Auch bei Frage 282 des Einbürgerungstests legte das Ministerium noch einmal Hand an: "Sie möchten Ihrem Kind einen Hund schenken. Wozu sind Sie gesetzlich verpflichtet? Sie müssen den Hund ..." In Version Eins lautete die vorgesehene Antwort: "Beim Ordnungsamt anmelden und Steuern zahlen." In Version Zwei heißt es nun: "Bei der Kommune (Stadt und Gemeinde) anmelden und Steuern zahlen." Denn in einigen Bundesländern ist das Ordnungsamt für diese Frage gar nicht der richtige Ansprechpartner.

Auf der nächsten Seite: Weitere Fehler im Test - und wie das Ministerium ihnen auf die Schliche kommen wollte.

Falsches Wappentier

Darüber hinaus hat sich auch auf den speziellen Brandenburg-Fragebögen ein Fehler eingeschlichen, das Wappentier des Bundeslandes ist falsch dargestellt. Auch im Niedersachsen-Test ist nicht alles korrekt. Auf die Frage "Wo können Sie sich in Niedersachsen über politische Themen informieren?" soll offensichtlich "Landeszentrale für politische Bildung" als richtige Antwort gelten. Doch die Einrichtung ist in Niedersachsen 2004 aufgelöst worden.
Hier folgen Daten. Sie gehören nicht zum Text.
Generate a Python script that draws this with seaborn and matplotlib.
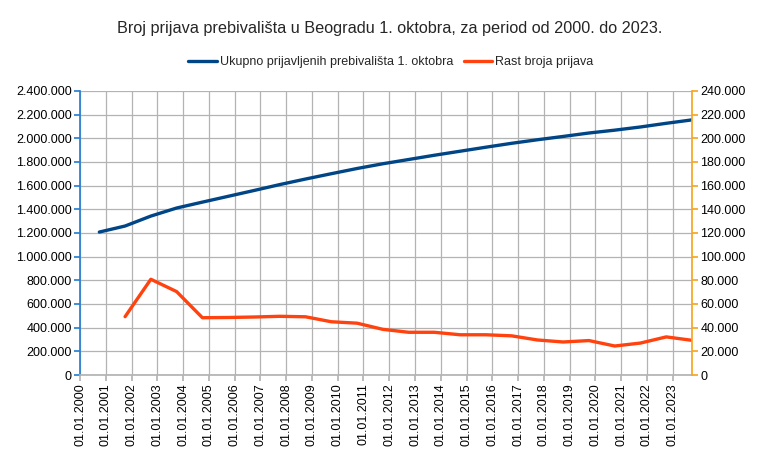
import matplotlib
matplotlib.use("Agg")
import matplotlib.pyplot as plt
import matplotlib.dates as mdates
from matplotlib.ticker import FuncFormatter, MultipleLocator
import seaborn as sns
import pandas as pd
import numpy as np

years = list(range(2000, 2024))
ukupno = [1208000, 1259000, 1343000, 1411000, 1461000, 1510000, 1559000, 1609000,
          1656000, 1701000, 1745000, 1785000, 1821000, 1857000, 1891000, 1925000,
          1958000, 1988000, 2016000, 2045000, 2069000, 2096000, 2127000, 2156000]
rast = [np.nan, 49300, 80900, 70500, 48400, 48600, 49000, 49600,
        49200, 45000, 43800, 38600, 36100, 36100, 34000, 34000,
        33100, 29600, 27900, 29100, 24500, 27000, 32200, 29300]
label_total = "Ukupno prijavljenih prebivališta 1. oktobra"
label_rast = "Rast broja prijava"
title = "Broj prijava prebivališta u Beogradu 1. oktobra, za period od 2000. do 2023."

df = pd.DataFrame({
    "datum": pd.to_datetime([f"{y}-10-01" for y in years]),
    "ukupno": ukupno,
    "rast": rast,
})

sns.set_theme(style="white")
plt.rcParams["font.family"] = ["Liberation Sans", "DejaVu Sans"]

fig = plt.figure(figsize=(7.62, 4.67), dpi=100)
ax = fig.add_axes([80 / 762, 1 - 375 / 467, (692 - 80) / 762, (375 - 91) / 467])
ax2 = ax.twinx()

blue = "#004586"
orange = "#ff420e"
sns.lineplot(data=df, x="datum", y="ukupno", ax=ax, color=blue, linewidth=2.4,
             label=label_total, legend=False)
sns.lineplot(data=df.dropna(), x="datum", y="rast", ax=ax2, color=orange, linewidth=2.4,
             label=label_rast, legend=False)

fmt = FuncFormatter(lambda v, p: f"{int(round(v)):,}".replace(",", "."))
ax.set_ylim(0, 2400000)
ax.yaxis.set_major_locator(MultipleLocator(200000))
ax.yaxis.set_major_formatter(fmt)
ax2.set_ylim(0, 240000)
ax2.yaxis.set_major_locator(MultipleLocator(20000))
ax2.yaxis.set_major_formatter(fmt)

ax.set_xlim(pd.Timestamp("2000-01-01"), pd.Timestamp("2023-10-01"))
ax.xaxis.set_major_locator(mdates.YearLocator(1, month=1, day=1))
ax.xaxis.set_major_formatter(mdates.DateFormatter("%d.%m.%Y"))
plt.setp(ax.get_xticklabels(), rotation=90)

ax.set_xlabel("")
ax.set_ylabel("")
ax2.set_ylabel("")

ax.grid(True, color="#b3b3b3", linewidth=0.9)
ax2.grid(False)

for a in (ax, ax2):
    for s in a.spines.values():
        s.set_visible(False)
ax.spines["left"].set_visible(True)
ax.spines["left"].set_color("#2a7fd4")
ax.spines["bottom"].set_visible(True)
ax.spines["bottom"].set_color("#b3b3b3")
ax2.spines["right"].set_visible(True)
ax2.spines["right"].set_color("#f5a623")

ax.tick_params(axis="y", which="major", left=True, length=4, color="#2a7fd4",
               labelsize=9, labelcolor="#000000", pad=2)
ax.tick_params(axis="x", which="major", bottom=True, length=4, color="#b3b3b3",
               labelsize=9, labelcolor="#000000", pad=2)
ax2.tick_params(axis="y", which="major", right=True, length=4, color="#f5a623",
                labelsize=9, labelcolor="#000000", pad=2)

fig.text(390 / 762, 1 - 28 / 467, title, ha="center", va="center", fontsize=11.7)

h1, l1 = ax.get_legend_handles_labels()
h2, l2 = ax2.get_legend_handles_labels()
fig.legend(h1 + h2, l1 + l2, loc="center", bbox_to_anchor=(391 / 762, 1 - 62 / 467),
           ncol=2, frameon=False, fontsize=9, handlelength=2.3, columnspacing=0.8,
           handletextpad=0.25)

fig.savefig("out.png", dpi=100)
Ebenso verwirrend ist die Frage "Welche Farben hat die Landesflagge von Niedersachsen?" Bei den vier Farbkombinationen, die zur Auswahl stehen, fehlt jedoch die richtige Antwort.

Nicht existenter Kultusminister

Der nordrhein-westfälische Test fragt außerdem, welchen Minister das Land nicht habe. Als richtige Antwort wird der "Außenminister" erwartet. Zur Auswahl stehen darüber hinaus die Angaben Finanzminister, Innenminister und Kultusminister. Doch auch den gibt es in der Düsseldorfer Landesregierung nicht. Die Kultur fällt vielmehr in die Zuständigkeit des Schulministers und des Staatssekretärs für Kultur, der in der Staatskanzlei angesiedelt ist.

Für das Bundesinnenministerium sind diese Patzer offensichtlich Marginalien. Dort lässt man es so aussehen, als sei die öffentliche Debatte um Fehler und missverständliche Formulierungen beabsichtigt gewesen: "Die Anregungen, die im Rahmen der - mit der Veröffentlichung des Fragenkatalogs erstrebten - öffentlichen Diskussion erfolgten, wurden bei der Überarbeitung berücksichtigt."

Die Hauptsache sei es, dass der Test jetzt fehlerlos sei und in der richtigen Fassung auch als Grundlage für den Kabinettsbeschluss in der kommenden Woche diene. "Wir warten nun die Bewährung des Tests in der Praxis ab und da sind wir ganz zuversichtlich", sagt der Sprecher.

Schlamperei

Dabei wäre es ein Leichtes gewesen, den Einbürgerungstest bereits vor der Veröffentlichung prüfen zu lassen. Juristen können sich die Fehler nur mit Schlamperei erklären. "Erst mit dem Test groß an die Öffentlichkeit zu gehen, und dann heimlich Korrekturen vorzunehmen - das ist schon ein Skandal", sagt Susanne Schröder, Anwältin für Ausländerrecht, die beim Deutschen Anwaltverein Vorsitzende des Geschäftsführenden Ausschusses der Arbeitsgemeinschaft Asylrecht ist. "Wenn die Beamten hier schon Fehler machen, wie sollen denn ausländische Mitbürger bei dem Test durchsteigen?"

Der Ministeriums-Sprecher weist jedoch darauf hin, dass man den Test vor der Veröffentlichung sehr wohl habe prüfen lassen - allerdings von Hauptschülern mit Migrationshintergrund. Auf die Frage, wie sie die juristischen Fehler hätten entdecken sollen, bleibt das Ministerium die Antwort allerdings schuldig.